Indonesia's crude oil production fell to 1.01 million barrels per day in 2006 from 1.06 million barrels in the previous year, much less than the government's budget target of 1.05 million barrels per day.
Mature fields, high exploration risks, excessive regulation and inefficient production are the key problems causing the drop in crude oil production.
Refinery inefficiency exacerbates the problem, making imports a must if the economy is to grow above 6 percent this year.
A better regulatory framework could overcome some of the issues.
Will we see another decline in production? Do we have to continue importing oil to meet our economic growth targets? And what is the government doing to ramp up oil production?
First, most of the current fields, which are operated by 52 different operators under different contracts, passed their peak production in 1977, or have reached maturity.
Second, opening up new blocks is a slow process, whether due to the economic feasibility of developing some of the blocks put out to tender, or the long bureaucratic selection processes for both the blocks being tendered and for the operators. For example, out of 41 blocks being tendered, the processes in only 21 blocks have been concluded, and this took between 5 and 6 months. So far, 18 blocks have been awarded, with the remaining blocks being carried over to the next tender.
However, it will take at least another 2 years before oil production starts, if oil is discovered at all. These delays serve to increase costs. And, adding to all this is the signature bonus requirement, which contractors have to pay when they are awarded their blocks. Total signature bonuses paid to the government amounted to about US$44.5 million last year. These additional costs will hamper production growth this year. We may, however, see some production upside from a number of existing fields, about 12 in all.
The reality at the present time is higher investment costs, but lower output.
Mature fields are a major problem, being more expensive to maintain, while output remains low. If we look at the map of available reserves in Indonesia, most of the prospective fields, mainly onshore, are already being exploited, leaving the remaining blocks offshore.
The problem here is that development costs for offshore blocks are a lot higher, especially given that rental rates for drilling rigs went up threefold last year. Even where the capital resources are available, production may not start for several years, as in the case of the Natuna block.

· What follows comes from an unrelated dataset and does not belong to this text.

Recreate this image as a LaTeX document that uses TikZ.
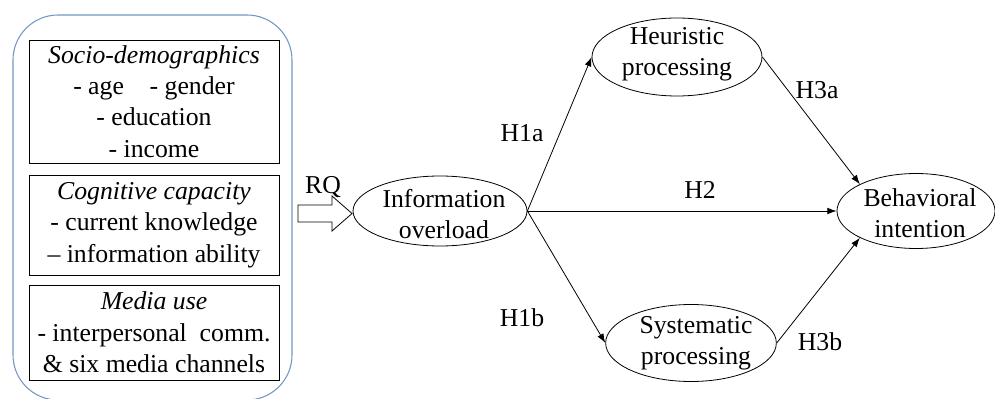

Fortunately, most development costs are recovered under the cost-recovery system, which provides an incentive for continued exploration. But, of course, the costs can still only be recovered after the blocks commence commercial production.
While the details of the costs recovered are vague, they are definitely increasing in value.
Last year, cost recovery amounted to US$9 billion, or about US$11 per barrel, up by 20 percent from US$7.5 billion in 2005. Still, if compared with other countries, such amounts are still reasonable. But going forward, we will see increasing cost recovery in line with increased development of new blocks, and more expensive maintenance of existing fields, unless oil prices drop below the US$45 per barrel level, which would make investment in oil and gas uneconomic.
Not only is Indonesia's production declining, but the refining sector is inefficient, making imports a must. Existing refining capacity is about 1.057 million barrels per day, but only about 65 percent of total capacity was produced last year.
Modernizing the country's refineries will cost between US$1 billion and $1.5 billion, while building new refining capacity will cost between US$4 billion and $5 billion.
Given that Pertamina, which currently controls the majority of downstream activities, is exceedingly short of money, it will be some time before new refining capacity is built.
The oil and gas downstream authority (BPH Migas) expects two refineries -- Hemoco Selayar and Situbondo -- to have come onstream by 2011. Until then, we will have to rely on our existing inefficient refineries and, of course, imports.
Excessive regulation is another problem, in our view, despite the making of some changes to facilitate foreign investment. We believe there are two regulations that are in the pipeline that will likely cause problems.
First, the proposed change in the obligation imposed on oil producers to sell their production on the domestic market from a maximum of 25 percent to a minimum of 25 percent, and the requirement to supply gas to the domestic market. The latter will be changed from 58.4 percent of the total gas produced for export and 41.6 percent for the domestic market, to a ratio of 50:50.
While this will help to meet domestic demand, it certainly reduces the incentive for oil and gas companies to further explore their blocks given that the export market commands higher prices.
Low production is a problem, and to rectify this, the government is planning to provide various incentives, such as: 1) additional cost recovery of 20 percent for marginal oil fields (about 300 fields in all); 2) a better split, with the government taking a lower portion (down from 70 percent to 51 percent) if the contractor is willing to develop a gas field for the domestic market; 3) continued tendering of blocks (30 blocks this year); and 4) revision of VAT on exploration activities.
What does all this mean? There will be more investment in the sector, given that most of the current blocks are marginal and the prospect of a higher level of profitability from better splits.
Efficiency may kick in, in particular when the government decides to limit cost recovery. Production may also accelerate faster than previously anticipated. All this should translate into better returns going forward. And, if the improved regulatory framework is properly implemented, oil and gas production could, in fact, increase by 30 percent by 2009.